I’ve fished a cicada hatch only once – in 1991, on the world- famous Green River downstream of Utah’s Flaming Gorge Dam. The bugs were flying all over the place, and the trout indeed were taking them.
I had purchased several cicada patterns at a Salt Lake City fly shop before heading to the river, so I was prepared to “match the hatch.” I wasn’t prepared, however, for how persnickety the Green’s angler-educated trout would be toward the big, black-bodied flies.
In riffles and rapids, they took the cicadas eagerly. I took three nice fish, including a 20-inch rainbow-cutthroat hybrid, in the first stretch of riffles we encountered.
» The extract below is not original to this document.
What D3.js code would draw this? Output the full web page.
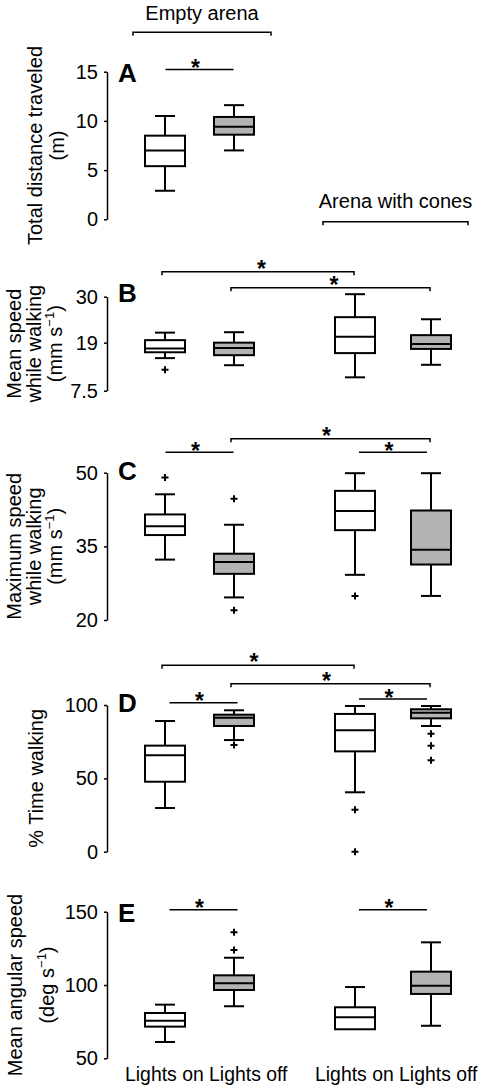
<!DOCTYPE html>
<html>
<head>
<meta charset="utf-8">
<script src="https://cdn.jsdelivr.net/npm/d3@7"></script>
<style>
  html, body { margin: 0; padding: 0; background: #fff; }
  svg text { font-family: "Liberation Sans", Arial, Helvetica, sans-serif; fill: #000; }
</style>
</head>
<body>
<svg id="chart" width="480" height="1085"></svg>
<script>
// ---------------- DATA ----------------
const categories = ["Lights on (empty)", "Lights off (empty)", "Lights on (cones)", "Lights off (cones)"];
const xLabels = ["Lights on", "Lights off"];
const arenaLabels = ["Empty arena", "Arena with cones"];
const lightsOff = [false, true, false, true];

// box stats: [lower whisker, q1, median, q3, upper whisker]
const distanceStats = [[2.9, 5.4, 7.0, 8.5, 10.5], [7.0, 8.6, 9.4, 10.4, 11.6]];
const distanceOutliers = [[], []];
const distanceTicks = [0, 5, 10, 15];

const meanSpeedStats = [[15.3, 16.7, 17.6, 19.6, 21.4], [13.6, 16.0, 17.7, 19.0, 21.5],
                        [10.7, 16.5, 20.4, 25.1, 30.6], [13.7, 17.5, 18.7, 20.8, 24.6]];
const meanSpeedOutliers = [[12.5], [], [], []];
const meanSpeedTicks = [7.5, 19, 30];

const maxSpeedStats = [[32.3, 37.3, 39.1, 41.5, 45.6], [24.6, 29.4, 31.8, 33.5, 39.4],
                       [29.2, 38.3, 42.2, 46.3, 49.9], [24.9, 31.3, 34.3, 42.3, 49.9]];
const maxSpeedOutliers = [[49.0], [44.7, 22.0], [24.9], []];
const maxSpeedTicks = [20, 35, 50];

const walkingStats = [[29.8, 47.7, 65.7, 72.3, 89.1], [76.1, 85.7, 91.3, 93.4, 96.4],
                      [40.5, 68.4, 82.8, 93.9, 99.3], [85.7, 90.9, 94.8, 97.1, 99.3]];
const walkingOutliers = [[], [72.7], [28.6, 0], [80.4, 72.3, 62.3]];
const walkingTicks = [0, 50, 100];

const angularStats = [[61.1, 71.6, 75.6, 80.9, 86.6], [85.5, 96.6, 101.2, 106.6, 118.6],
                      [69.8, 69.8, 78.0, 84.8, 98.6], [72.2, 93.9, 99.5, 109.1, 129.1]];
const angularOutliers = [[], [123.9, 135.9], [], []];
const angularTicks = [50, 100, 150];

// significant comparisons (pairs of category indices)
const distanceSig = [[0, 1]];
const meanSpeedSig = [[0, 2], [1, 3]];
const maxSpeedSig = [[0, 1], [1, 3], [2, 3]];
const walkingSig = [[0, 2], [1, 3], [0, 1], [2, 3]];
const angularSig = [[0, 1], [2, 3]];

// ---------------- LAYOUT ----------------
const svg = d3.select("#chart");
const x = d3.scaleOrdinal().domain(categories).range([165, 234, 355, 431]);
const axisX = 107;
const boxW = 40, capW = 20;
const grey = "#b3b3b3";

const panels = [
  { letter: "A", stats: distanceStats, outliers: distanceOutliers, ticks: distanceTicks, domain: [0, 15],
    range: [219.3, 71.7], letterY: 82,
    title: [["Total distance traveled"], ["(m)"]], titleX: [42, 64],
    sig: distanceSig, sigLayout: [{ dy: -2.3, bracket: false, sdx: -4 }] },
  { letter: "B", stats: meanSpeedStats, outliers: meanSpeedOutliers, ticks: meanSpeedTicks, domain: [7.5, 30],
    range: [390.7, 296.7], letterY: 302,
    title: [["Mean speed"], ["while walking"], ["(mm s", "−1", ")"]], titleX: [21, 41, 62],
    sig: meanSpeedSig, sigLayout: [{ dy: -25, bracket: true, sdx: 3.5 }, { dy: -9, bracket: true, sdx: 3.5 }] },
  { letter: "C", stats: maxSpeedStats, outliers: maxSpeedOutliers, ticks: maxSpeedTicks, domain: [20, 50],
    range: [620, 472.7], letterY: 480,
    title: [["Maximum speed"], ["while walking"], ["(mm s", "−1", ")"]], titleX: [21, 41, 62],
    sig: maxSpeedSig, sigLayout: [{ dy: -20.4, bracket: false, sdx: -4 }, { dy: -34, bracket: true, sdx: -4 }, { dy: -20.4, bracket: false, sdx: -4 }] },
  { letter: "D", stats: walkingStats, outliers: walkingOutliers, ticks: walkingTicks, domain: [0, 100],
    range: [851.7, 705], letterY: 712,
    title: [["% Time walking"]], titleX: [43],
    sig: walkingSig, sigLayout: [{ dy: -39.7, bracket: true, sdx: -4 }, { dy: -21.3, bracket: true, sdx: -4 }, { dy: -2.3, bracket: false, sdx: -4, shift: 4 }, { dy: -6, bracket: false, sdx: -4 }] },
  { letter: "E", stats: angularStats, outliers: angularOutliers, ticks: angularTicks, domain: [50, 150],
    range: [1058.3, 911.7], letterY: 922,
    title: [["Mean angular speed"], ["(deg s", "−1", ")"]], titleX: [22, 54],
    sig: angularSig, sigLayout: [{ dy: -2, bracket: false, sdx: -4, shift: 4 }, { dy: -2, bracket: false, sdx: -4 }] }
];

// ---------------- ARENA HEADERS ----------------
const headers = [
  { label: arenaLabels[0], a: categories[0], b: categories[1], textY: 19.5, lineY: 32.3 },
  { label: arenaLabels[1], a: categories[2], b: categories[3], textY: 207.6, lineY: 221.7 }
];
headers.forEach(h => {
  const x1 = x(h.a) - 32, x2 = x(h.b) + 37;
  svg.append("text").attr("x", (x1 + x2) / 2).attr("y", h.textY)
    .attr("text-anchor", "middle").attr("font-size", 20).text(h.label);
  svg.append("path")
    .attr("d", `M${x1},${h.lineY + 3.5}V${h.lineY}H${x2}V${h.lineY + 3.5}`)
    .attr("fill", "none").attr("stroke", "#000").attr("stroke-width", 1.5);
});

// ---------------- PANELS ----------------
panels.forEach(p => {
  const y = d3.scaleLinear().domain(p.domain).range(p.range);
  const g = svg.append("g");

  const ax = g.append("g").attr("transform", `translate(${axisX},0)`)
    .call(d3.axisLeft(y).tickValues(p.ticks).tickSize(3).tickSizeOuter(0).tickPadding(6)
      .tickFormat(d => String(d)));
  ax.select(".domain").attr("stroke", "#000").attr("stroke-width", 1.5);
  ax.selectAll(".tick line").attr("stroke", "#000").attr("stroke-width", 1.5);
  ax.selectAll(".tick text").attr("font-size", 20).attr("font-family", "Liberation Sans, Arial, sans-serif").attr("fill", "#000");

  g.append("text").attr("x", 118).attr("y", p.letterY).attr("font-size", 26)
    .attr("font-weight", "bold").text(p.letter);

  const yc = (p.range[0] + p.range[1]) / 2;
  p.title.forEach((parts, i) => {
    const t = g.append("text")
      .attr("transform", `translate(${p.titleX[i]},${yc}) rotate(-90)`)
      .attr("text-anchor", "middle").attr("font-size", 20);
    if (parts.length === 1) t.text(parts[0]);
    else {
      t.append("tspan").text(parts[0]);
      t.append("tspan").attr("font-size", 13).attr("dy", -8).text(parts[1]);
      t.append("tspan").attr("dy", 8).text(parts[2]);
    }
  });

  const boxes = g.selectAll("g.box").data(p.stats).join("g").attr("class", "box");
  boxes.each(function (s, i) {
    const cx = x(categories[i]);
    const b = d3.select(this);
    const [lo, q1, med, q3, hi] = s;
    const line = (x1, y1, x2, y2) => b.append("line").attr("x1", x1).attr("y1", y1).attr("x2", x2).attr("y2", y2)
      .attr("stroke", "#000").attr("stroke-width", 2);
    if (hi > q3) { line(cx, y(hi), cx, y(q3)); line(cx - capW / 2, y(hi), cx + capW / 2, y(hi)); }
    if (lo < q1) { line(cx, y(q1), cx, y(lo)); line(cx - capW / 2, y(lo), cx + capW / 2, y(lo)); }
    b.append("rect").attr("x", cx - boxW / 2).attr("y", y(q3)).attr("width", boxW)
      .attr("height", y(q1) - y(q3)).attr("fill", lightsOff[i] ? grey : "#fff")
      .attr("stroke", "#000").attr("stroke-width", 2);
    line(cx - boxW / 2, y(med), cx + boxW / 2, y(med));
    p.outliers[i].forEach(v => {
      b.append("path").attr("d", `M${cx - 3.5},${y(v)}H${cx + 3.5}M${cx},${y(v) - 3.5}V${y(v) + 3.5}`)
        .attr("stroke", "#000").attr("stroke-width", 2).attr("fill", "none");
    });
  });

  const top = p.range[1];
  p.sig.forEach(([a, b], k) => {
    const L = p.sigLayout[k];
    const ly = top + L.dy;
    let x1, x2;
    if (L.bracket) {
      x1 = x(categories[a]) - 3; x2 = x(categories[b]) - 1;
      g.append("path").attr("d", `M${x1},${ly + 3.5}V${ly}H${x2}V${ly + 3.5}`)
        .attr("fill", "none").attr("stroke", "#000").attr("stroke-width", 1.5);
    } else {
      const mid = (x(categories[a]) + x(categories[b])) / 2 + (L.shift || 0);
      x1 = mid - 34; x2 = mid + 34;
      g.append("line").attr("x1", x1).attr("x2", x2).attr("y1", ly).attr("y2", ly)
        .attr("stroke", "#000").attr("stroke-width", 1.5);
    }
    const sy = ly - (L.bracket ? 8.5 : 7);
    g.append("text").attr("x", (x1 + x2) / 2 + L.sdx).attr("y", sy + 13.5)
      .attr("text-anchor", "middle").attr("font-size", 23).attr("font-weight", "bold").text("*");
  });
});

// ---------------- X LABELS ----------------
[[categories[0], categories[1]], [categories[2], categories[3]]].forEach(pair => {
  const t = svg.append("text").attr("x", x(pair[0]) - 40).attr("y", 1081).attr("font-size", 19.4);
  t.append("tspan").text(xLabels[0]);
  t.append("tspan").text(" " + xLabels[1]);
});
</script>
</body>
</html>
The river’s pools were another matter. The water on the Green is so clear that you can easily see fish holding on the bottom 8 to 10 feet under the drift boat. Those fish would detach from the bottom, rise majestically to the surface, place their noses almost against the cicada patterns, and sink slowly back to the bottom without taking.
Time after time, I watched enormous trout approach within millimeters of my flies only to spurn them.
The kid rowing the boat – I hesitate to actually call him a “guide” – just looked at me and shrugged. “I can take you to the fish, but I can’t make them take the fly,” he said.
A few casts later, after a particularly huge brown trout snubbed the cicada pattern, I saw it swerve suddenly to the side and eat something small and submerged.
I reeled in my line and clinch-knotted an 18-inch length of 6X tippet to the bend of the cicada pattern’s hook. On the other end of the tippet, I tied a tiny No. 22 Brassie nymph. The kid looked at me as if I were crazy.
He whooped and hollered, though, when the next cast hooked a fat 15-inch rainbow. The fish didn’t take the cicada. It came up and looked at it, but it didn’t take. On its way back to the bottom, it spotted the little Brassie and took it eagerly. Bingo! The strategy worked like gangbusters the rest of the day.
A tight work schedule hasn’t yet allowed me to fish during the current emergence. Fortunately for me and other anglers, cicadas hatch in 15 separate “broods” that vary from year to year and place to place. This year’s hatch is Brood XIV.
The next major emergence, Brood V, hatches throughout West Virginia’s western and central counties in 2016. After that, it will be another four years before Brood IX emerges in the state’s southeastern counties.
The wait should be worth it. Brood V’s hatch will occur along almost the entire length of the Elk River, from its source in Randolph County to its mouth in Charleston. Brood IX’s emergence will include almost all of the New River. The smallmouth fishing ought to be fantastic.
It’s something to look forward to. Cicadas may be big and ugly, but fish love ‘em!